DIRECTIONS> Produce an exact copy of the lines below that run from the line containing "Give me the" to the line containing "const ref = useRef<HTMLDivElement>(null);", inclusive; any picture is omitted.

Records from a collection:
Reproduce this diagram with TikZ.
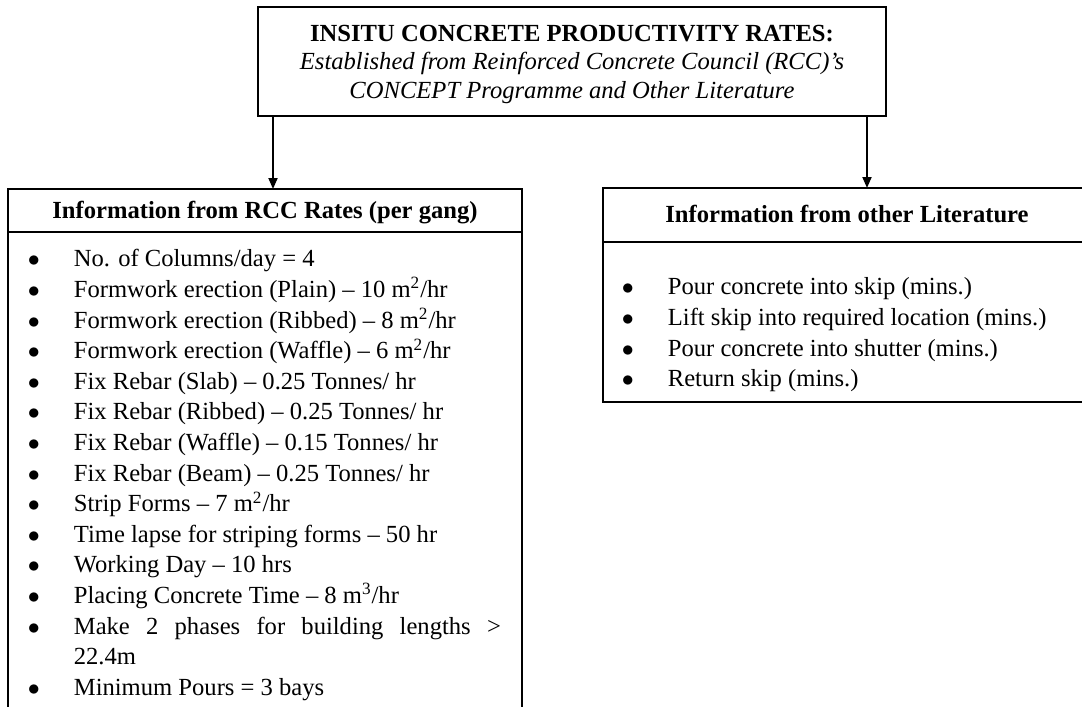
\documentclass[tikz,border=0pt]{standalone}
\usepackage{fontspec}
\setmainfont{Liberation Serif}
\usetikzlibrary{arrows.meta}
\begin{document}
\begin{tikzpicture}[x=0.5pt,y=-0.5pt,line width=0.9pt,inner sep=0pt,
		font=\fontsize{12.3}{15.3}\selectfont,
		>={Triangle[width=4.5pt,length=5.5pt]},
		panel/.style={draw,minimum width=257pt},
		head/.style={draw,font=\fontsize{12.3}{15.3}\selectfont\bfseries,text height=1.7ex,text depth=0pt}]
	\useasboundingbox (0,0) rectangle (1082,707);
	\path (572,61.5) node[draw,minimum width=314pt,minimum height=54.5pt,align=center,
		font=\fontsize{12.3}{14.25}\selectfont,text depth=0pt] (title)
		{\textbf{INSITU CONCRETE PRODUCTIVITY RATES:}\\
		\textit{Established from Reinforced Concrete Council (RCC)'s}\\
		\textit{CONCEPT Programme and Other Literature}};
	%%%
	\path (265,210.5) node[head,minimum width=257pt,minimum height=21.5pt] (lhead) {Information from RCC Rates (per gang)};
	\path (265,478.5) node[panel,minimum height=246.5pt] (lbody) {};
	\path (27,244.6) node[anchor=north west] (llist) {%
		\begin{tabular}{@{}p{23pt}@{}l@{}}
			$\bullet$ & No. of Columns/day = 4\\
			$\bullet$ & Formwork erection (Plain) -- 10 m\textsuperscript{2}/hr\\
			$\bullet$ & Formwork erection (Ribbed) -- 8 m\textsuperscript{2}/hr\\
			$\bullet$ & Formwork erection (Waffle) -- 6 m\textsuperscript{2}/hr\\
			$\bullet$ & Fix Rebar (Slab) -- 0.25 Tonnes/ hr\\
			$\bullet$ & Fix Rebar (Ribbed) -- 0.25 Tonnes/ hr\\
			$\bullet$ & Fix Rebar (Waffle) -- 0.15 Tonnes/ hr\\
			$\bullet$ & Fix Rebar (Beam) -- 0.25 Tonnes/ hr\\
			$\bullet$ & Strip Forms -- 7 m\textsuperscript{2}/hr\\
			$\bullet$ & Time lapse for striping forms -- 50 hr\\
			$\bullet$ & Working Day -- 10 hrs\\
			$\bullet$ & Placing Concrete Time -- 8 m\textsuperscript{3}/hr\\
			$\bullet$ & \makebox[213.5pt][s]{Make 2 phases for building lengths >}\\
			& 22.4m\\
			$\bullet$ & Minimum Pours = 3 bays
		\end{tabular}};
	%%%
	\path (847,215) node[head,minimum width=244pt,minimum height=27pt] (rhead) {Information from other Literature};
	\path (847,322) node[draw,minimum width=244pt,minimum height=80pt] (rbody) {};
	\path (621,272.6) node[anchor=north west] (rlist) {%
		\begin{tabular}{@{}p{23pt}@{}l@{}}
			$\bullet$ & Pour concrete into skip (mins.)\\
			$\bullet$ & Lift skip into required location (mins.)\\
			$\bullet$ & Pour concrete into shutter (mins.)\\
			$\bullet$ & Return skip (mins.)
		\end{tabular}};
	%%%
	\coordinate (lend) at (273,189);
	\coordinate (rend) at (867,188);
	\draw[->] (title.south -| lend)--(lend);
	\draw[->] (title.south -| rend)--(rend);
\end{tikzpicture}
\end{document}
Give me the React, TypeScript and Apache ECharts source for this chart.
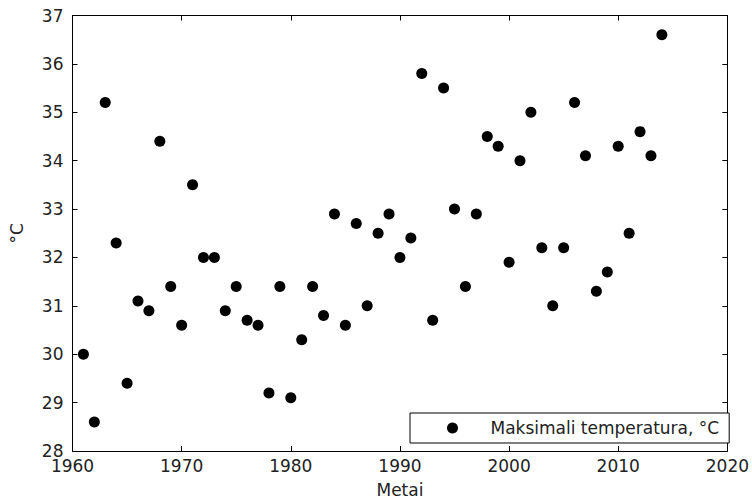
import React, { useEffect, useRef } from "react";
import * as echarts from "echarts";

const years: number[] = [
  1961, 1962, 1963, 1964, 1965, 1966, 1967, 1968, 1969, 1970,
  1971, 1972, 1973, 1974, 1975, 1976, 1977, 1978, 1979, 1980,
  1981, 1982, 1983, 1984, 1985, 1986, 1987, 1988, 1989, 1990,
  1991, 1992, 1993, 1994, 1995, 1996, 1997, 1998, 1999, 2000,
  2001, 2002, 2003, 2004, 2005, 2006, 2007, 2008, 2009, 2010,
  2011, 2012, 2013, 2014,
];

const maxTemps: number[] = [
  30.0, 28.6, 35.2, 32.3, 29.4, 31.1, 30.9, 34.4, 31.4, 30.6,
  33.5, 32.0, 32.0, 30.9, 31.4, 30.7, 30.6, 29.2, 31.4, 29.1,
  30.3, 31.4, 30.8, 32.9, 30.6, 32.7, 31.0, 32.5, 32.9, 32.0,
  32.4, 35.8, 30.7, 35.5, 33.0, 31.4, 32.9, 34.5, 34.3, 31.9,
  34.0, 35.0, 32.2, 31.0, 32.2, 35.2, 34.1, 31.3, 31.7, 34.3,
  32.5, 34.6, 34.1, 36.6,
];

const seriesName = "Maksimali temperatura, °C";
const xAxisTitle = "Metai";
const yAxisTitle = "°C";

const FONT = "DejaVu Sans";

export default function App() {
  const ref = useRef<HTMLDivElement>(null);

  useEffect(() => {
    if (!ref.current) return;
    const chart = echarts.init(ref.current, undefined, { renderer: "svg" });
    const axisLine = { show: true, lineStyle: { color: "#000", width: 1 } };
    const axisTick = { show: true, inside: true, length: 5, lineStyle: { color: "#000", width: 1 } };
    const labelStyle = { color: "#222", fontFamily: FONT, fontSize: 17 };
    chart.setOption({
      animation: false,
      backgroundColor: "#fff",
      grid: { left: 72.5, right: 20, top: 15.5, bottom: 42.5, containLabel: false },
      legend: {
        data: [seriesName],
        left: 410,
        top: 413,
        orient: "horizontal",
        borderColor: "#000",
        borderWidth: 1,
        backgroundColor: "#fff",
        padding: [6, 10, 6, 37],
        itemWidth: 66,
        itemHeight: 11,
        itemGap: 0,
        textStyle: { color: "#222", fontFamily: FONT, fontSize: 17, lineHeight: 18 },
      },
      xAxis: [
        {
          type: "value",
          min: 1960,
          max: 2020,
          interval: 10,
          name: xAxisTitle,
          nameLocation: "middle",
          nameGap: 30,
          nameTextStyle: { color: "#222", fontFamily: FONT, fontSize: 17 },
          axisLine,
          axisTick,
          axisLabel: { ...labelStyle, margin: 6, formatter: (v: number) => String(v) },
          splitLine: { show: false },
        },
        {
          type: "value",
          position: "top",
          min: 1960,
          max: 2020,
          interval: 10,
          axisLine,
          axisTick,
          axisLabel: { show: false },
          splitLine: { show: false },
        },
      ],
      yAxis: [
        {
          type: "value",
          min: 28,
          max: 37,
          interval: 1,
          name: yAxisTitle,
          nameLocation: "middle",
          nameGap: 47,
          nameTextStyle: { color: "#222", fontFamily: FONT, fontSize: 17 },
          axisLine,
          axisTick,
          axisLabel: { ...labelStyle, margin: 9 },
          splitLine: { show: false },
        },
        {
          type: "value",
          position: "right",
          min: 28,
          max: 37,
          interval: 1,
          axisLine,
          axisTick,
          axisLabel: { show: false },
          splitLine: { show: false },
        },
      ],
      series: [
        {
          name: seriesName,
          type: "scatter",
          xAxisIndex: 0,
          yAxisIndex: 0,
          symbol: "circle",
          symbolSize: 11,
          itemStyle: { color: "#000", opacity: 1 },
          data: years.map((y, i) => [y, maxTemps[i]]),
        },
      ],
    });
    return () => chart.dispose();
  }, []);

  return (
    <div
      ref={ref}
      style={{ position: "fixed", left: 0, top: 0, width: 752, height: 503, background: "#fff" }}
    />
  );
}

WORKED ANSWER>
Give me the React, TypeScript and Apache ECharts source for this chart.
import React, { useEffect, useRef } from "react";
import * as echarts from "echarts";

const years: number[] = [
  1961, 1962, 1963, 1964, 1965, 1966, 1967, 1968, 1969, 1970,
  1971, 1972, 1973, 1974, 1975, 1976, 1977, 1978, 1979, 1980,
  1981, 1982, 1983, 1984, 1985, 1986, 1987, 1988, 1989, 1990,
  1991, 1992, 1993, 1994, 1995, 1996, 1997, 1998, 1999, 2000,
  2001, 2002, 2003, 2004, 2005, 2006, 2007, 2008, 2009, 2010,
  2011, 2012, 2013, 2014,
];

const maxTemps: number[] = [
  30.0, 28.6, 35.2, 32.3, 29.4, 31.1, 30.9, 34.4, 31.4, 30.6,
  33.5, 32.0, 32.0, 30.9, 31.4, 30.7, 30.6, 29.2, 31.4, 29.1,
  30.3, 31.4, 30.8, 32.9, 30.6, 32.7, 31.0, 32.5, 32.9, 32.0,
  32.4, 35.8, 30.7, 35.5, 33.0, 31.4, 32.9, 34.5, 34.3, 31.9,
  34.0, 35.0, 32.2, 31.0, 32.2, 35.2, 34.1, 31.3, 31.7, 34.3,
  32.5, 34.6, 34.1, 36.6,
];

const seriesName = "Maksimali temperatura, °C";
const xAxisTitle = "Metai";
const yAxisTitle = "°C";

const FONT = "DejaVu Sans";

export default function App() {
  const ref = useRef<HTMLDivElement>(null);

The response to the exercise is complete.